• TASK DIRECTIONS: Quote every line of the data below as it stands, omitting pictures.

---------- DATA SECTION ----------

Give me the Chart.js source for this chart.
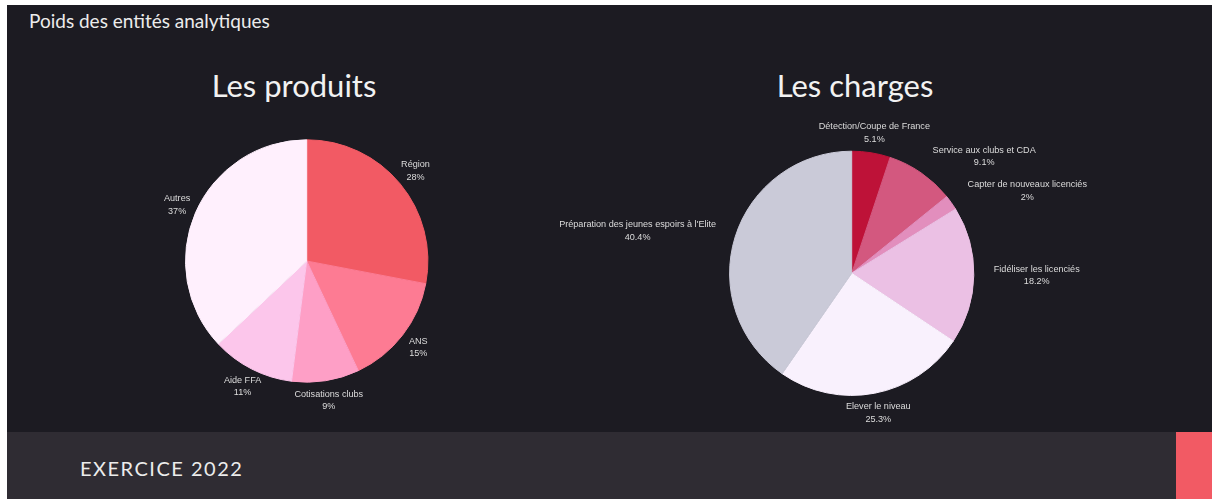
<!DOCTYPE html>
<html lang="fr">
<head>
<meta charset="utf-8">
<title>Poids des entités analytiques</title>
<script src="https://cdn.jsdelivr.net/npm/chart.js@4.4.0/dist/chart.umd.min.js"></script>
<style>
    html, body {
        margin: 0;
        padding: 0;
        width: 1212px;
        height: 499px;
        overflow: hidden;
        background: #ffffff;
        font-family: Lato, "Open Sans", sans-serif;
    }
    .panel {
        position: absolute;
        left: 7px;
        top: 5px;
        width: 1205px;
        height: 427px;
        background: #1c1b22;
    }
    .page-title {
        position: absolute;
        left: 29px;
        top: 8px;
        font-size: 19px;
        color: #ececec;
        line-height: 25px;
    }
    .chart-title {
        position: absolute;
        top: 66px;
        font-size: 31px;
        line-height: 38px;
        color: #f2f2f2;
        text-align: center;
    }
    canvas {
        position: absolute;
    }
    .footer {
        position: absolute;
        left: 7px;
        top: 432px;
        width: 1205px;
        height: 67px;
        background: #2f2c33;
    }
    .footer-text {
        position: absolute;
        left: 80px;
        top: 455px;
        font-size: 20px;
        line-height: 26px;
        letter-spacing: 1.5px;
        color: #ececec;
    }
    .footer-mark {
        position: absolute;
        left: 1176px;
        top: 432px;
        width: 36px;
        height: 67px;
        background: #f25a64;
    }
</style>
</head>
<body>
<div class="panel"></div>
<div class="page-title">Poids des entités analytiques</div>
<div class="chart-title" style="left:0;width:588px;">Les produits</div>
<div class="chart-title" style="left:600px;width:510px;">Les charges</div>
<canvas id="produits-chart" width="520" height="330" style="left:0;top:100px;"></canvas>
<canvas id="charges-chart" width="692" height="330" style="left:520px;top:100px;"></canvas>
<div class="footer"></div>
<div class="footer-text">EXERCICE 2022</div>
<div class="footer-mark"></div>

<script>
// Les produits
const produitsLabels = ['Région', 'ANS', 'Cotisations clubs', 'Aide FFA', 'Autres'];
const produitsValues = [28, 15, 9, 11, 37];
const produitsColors = ['#f25a64', '#fd7b93', '#fe9fc6', '#fcc6eb', '#fff0fd'];

// Les charges
const chargesLabels = [
    'Détection/Coupe de France',
    'Service aux clubs et CDA',
    'Capter de nouveaux licenciés',
    'Fidéliser les licenciés',
    'Elever le niveau',
    "Préparation des jeunes espoirs à l'Elite"
];
const chargesValues = [5.1, 9.1, 2, 18.2, 25.3, 40.4];
const chargesColors = ['#be1238', '#d3587f', '#e28ebd', '#ebc0e4', '#f9f1fd', '#cacad8'];

/**
 * Étiquettes à l'extérieur du camembert (libellé + pourcentage)
 * Le texte est centré sur le point radial, sauf s'il mord sur le disque :
 * il est alors poussé vers l'extérieur (aligné à gauche ou à droite).
 */
const outerLabels = {
    id: 'outerLabels',
    afterDatasetsDraw(chart, args, opts) {
        const ctx = chart.ctx;
        const meta = chart.getDatasetMeta(0);
        const labels = chart.data.labels;
        const values = chart.data.datasets[0].data;
        ctx.save();
        ctx.font = opts.size + 'px ' + opts.family;
        ctx.fillStyle = opts.color;
        ctx.textAlign = 'center';
        ctx.textBaseline = 'middle';
        meta.data.forEach(function(arc, i) {
            const p = arc.getProps(['x', 'y', 'startAngle', 'endAngle', 'outerRadius'], true);
            const mid = (p.startAngle + p.endAngle) / 2;
            const vx = Math.cos(mid);
            const vy = Math.sin(mid);
            const r = p.outerRadius + opts.offset;
            const px = p.x + vx * r;
            const py = p.y + vy * r;
            const lines = [labels[i], values[i] + '%'];
            const w = Math.max.apply(null, lines.map(function(t) { return ctx.measureText(t).width; }));
            // point de la boîte le plus proche du centre
            const nx = Math.max(px - w / 2, Math.min(p.x, px + w / 2));
            const ny = Math.max(py - opts.halfHeight, Math.min(p.y, py + opts.halfHeight));
            let cx = px;
            if (Math.hypot(nx - p.x, ny - p.y) < p.outerRadius) {
                cx = px + Math.sign(vx) * w / 2;
            }
            lines.forEach(function(t, k) {
                ctx.fillText(t, cx, py + (k - 0.5) * opts.lineHeight);
            });
        });
        ctx.restore();
    }
};

function createPie(id, labels, values, colors, padding) {
    const canvas = document.getElementById(id);
    if (!canvas) return;
    new Chart(canvas, {
        type: 'pie',
        data: {
            labels: labels,
            datasets: [{
                data: values,
                backgroundColor: colors,
                borderColor: colors,
                borderWidth: 1
            }]
        },
        options: {
            responsive: false,
            animation: false,
            devicePixelRatio: 1,
            layout: { padding: padding },
            plugins: {
                legend: { display: false },
                tooltip: { enabled: false },
                title: { display: false },
                outerLabels: {
                    size: 9.1,
                    family: '"Liberation Sans", Arial, sans-serif',
                    color: '#dcdcdc',
                    offset: 20,
                    lineHeight: 12.3,
                    halfHeight: 6
                }
            }
        },
        plugins: [outerLabels]
    });
}

createPie('produits-chart', produitsLabels, produitsValues, produitsColors,
    { left: 100, right: 6.6, top: 39.3, bottom: 47.3 });
createPie('charges-chart', chargesLabels, chargesValues, chargesColors,
    { left: 180, right: 208.6, top: 50.7, bottom: 34.1 });
</script>
</body>
</html>
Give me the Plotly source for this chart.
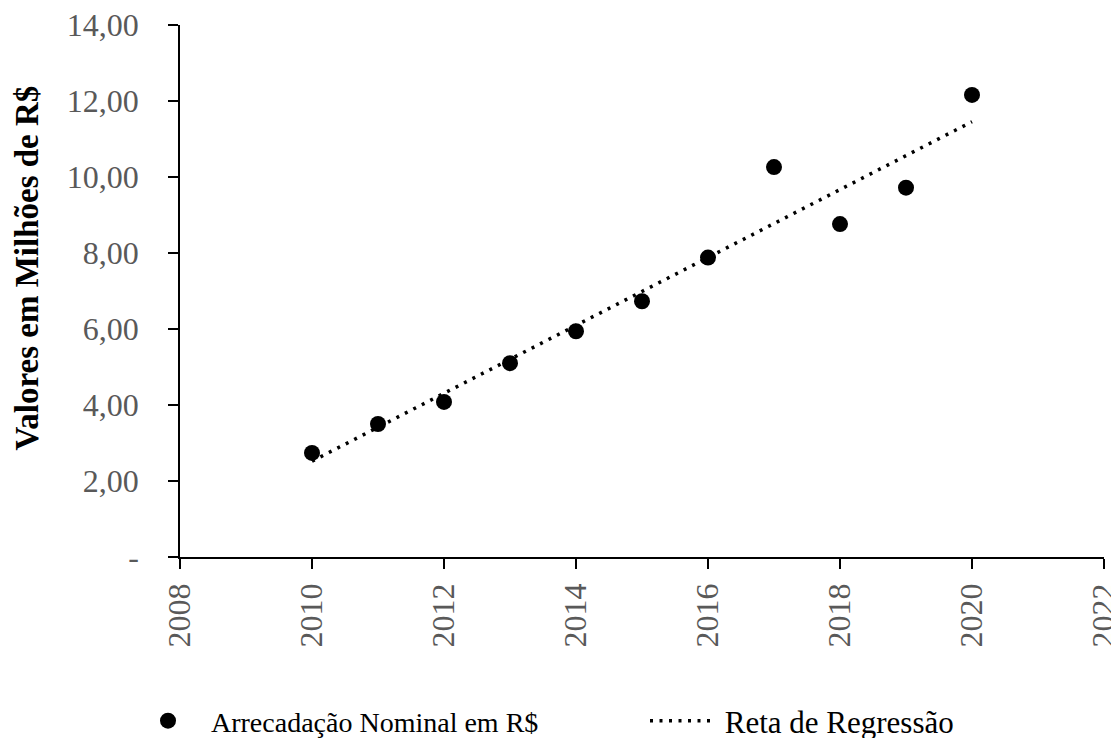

----------

• WRITTEN ANSWER:
Give me the Chart.js source for this chart.
<!DOCTYPE html>
<html lang="fr">
<head>
<meta charset="utf-8">
<title>Poids des entités analytiques</title>
<script src="https://cdn.jsdelivr.net/npm/chart.js@4.4.0/dist/chart.umd.min.js"></script>
<style>
    html, body {
        margin: 0;
        padding: 0;
        width: 1212px;
        height: 499px;
        overflow: hidden;
        background: #ffffff;
        font-family: Lato, "Open Sans", sans-serif;
    }
    .panel {
        position: absolute;
        left: 7px;
        top: 5px;
        width: 1205px;
        height: 427px;
        background: #1c1b22;
    }
    .page-title {
        position: absolute;
        left: 29px;
        top: 8px;
        font-size: 19px;
        color: #ececec;
        line-height: 25px;
    }
    .chart-title {
        position: absolute;
        top: 66px;
        font-size: 31px;
        line-height: 38px;
        color: #f2f2f2;
        text-align: center;
    }
    canvas {
        position: absolute;
    }
    .footer {
        position: absolute;
        left: 7px;
        top: 432px;
        width: 1205px;
        height: 67px;
        background: #2f2c33;
    }
    .footer-text {
        position: absolute;
        left: 80px;
        top: 455px;
        font-size: 20px;
        line-height: 26px;
        letter-spacing: 1.5px;
        color: #ececec;
    }
    .footer-mark {
        position: absolute;
        left: 1176px;
        top: 432px;
        width: 36px;
        height: 67px;
        background: #f25a64;
    }
</style>
</head>
<body>
<div class="panel"></div>
<div class="page-title">Poids des entités analytiques</div>
<div class="chart-title" style="left:0;width:588px;">Les produits</div>
<div class="chart-title" style="left:600px;width:510px;">Les charges</div>
<canvas id="produits-chart" width="520" height="330" style="left:0;top:100px;"></canvas>
<canvas id="charges-chart" width="692" height="330" style="left:520px;top:100px;"></canvas>
<div class="footer"></div>
<div class="footer-text">EXERCICE 2022</div>
<div class="footer-mark"></div>

<script>
// Les produits
const produitsLabels = ['Région', 'ANS', 'Cotisations clubs', 'Aide FFA', 'Autres'];
const produitsValues = [28, 15, 9, 11, 37];
const produitsColors = ['#f25a64', '#fd7b93', '#fe9fc6', '#fcc6eb', '#fff0fd'];

// Les charges
const chargesLabels = [
    'Détection/Coupe de France',
    'Service aux clubs et CDA',
    'Capter de nouveaux licenciés',
    'Fidéliser les licenciés',
    'Elever le niveau',
    "Préparation des jeunes espoirs à l'Elite"
];
const chargesValues = [5.1, 9.1, 2, 18.2, 25.3, 40.4];
const chargesColors = ['#be1238', '#d3587f', '#e28ebd', '#ebc0e4', '#f9f1fd', '#cacad8'];

/**
 * Étiquettes à l'extérieur du camembert (libellé + pourcentage)
 * Le texte est centré sur le point radial, sauf s'il mord sur le disque :
 * il est alors poussé vers l'extérieur (aligné à gauche ou à droite).
 */
const outerLabels = {
    id: 'outerLabels',
    afterDatasetsDraw(chart, args, opts) {
        const ctx = chart.ctx;
        const meta = chart.getDatasetMeta(0);
        const labels = chart.data.labels;
        const values = chart.data.datasets[0].data;
        ctx.save();
        ctx.font = opts.size + 'px ' + opts.family;
        ctx.fillStyle = opts.color;
        ctx.textAlign = 'center';
        ctx.textBaseline = 'middle';
        meta.data.forEach(function(arc, i) {
            const p = arc.getProps(['x', 'y', 'startAngle', 'endAngle', 'outerRadius'], true);
            const mid = (p.startAngle + p.endAngle) / 2;
            const vx = Math.cos(mid);
            const vy = Math.sin(mid);
            const r = p.outerRadius + opts.offset;
            const px = p.x + vx * r;
            const py = p.y + vy * r;
            const lines = [labels[i], values[i] + '%'];
            const w = Math.max.apply(null, lines.map(function(t) { return ctx.measureText(t).width; }));
            // point de la boîte le plus proche du centre
            const nx = Math.max(px - w / 2, Math.min(p.x, px + w / 2));
            const ny = Math.max(py - opts.halfHeight, Math.min(p.y, py + opts.halfHeight));
            let cx = px;
            if (Math.hypot(nx - p.x, ny - p.y) < p.outerRadius) {
                cx = px + Math.sign(vx) * w / 2;
            }
            lines.forEach(function(t, k) {
                ctx.fillText(t, cx, py + (k - 0.5) * opts.lineHeight);
            });
        });
        ctx.restore();
    }
};

function createPie(id, labels, values, colors, padding) {
    const canvas = document.getElementById(id);
    if (!canvas) return;
    new Chart(canvas, {
        type: 'pie',
        data: {
            labels: labels,
            datasets: [{
                data: values,
                backgroundColor: colors,
                borderColor: colors,
                borderWidth: 1
            }]
        },
        options: {
            responsive: false,
            animation: false,
            devicePixelRatio: 1,
            layout: { padding: padding },
            plugins: {
                legend: { display: false },
                tooltip: { enabled: false },
                title: { display: false },
                outerLabels: {
                    size: 9.1,
                    family: '"Liberation Sans", Arial, sans-serif',
                    color: '#dcdcdc',
                    offset: 20,
                    lineHeight: 12.3,
                    halfHeight: 6
                }
            }
        },
        plugins: [outerLabels]
    });
}

createPie('produits-chart', produitsLabels, produitsValues, produitsColors,
    { left: 100, right: 6.6, top: 39.3, bottom: 47.3 });
createPie('charges-chart', chargesLabels, chargesValues, chargesColors,
    { left: 180, right: 208.6, top: 50.7, bottom: 34.1 });
</script>
</body>
</html>
Give me the Plotly source for this chart.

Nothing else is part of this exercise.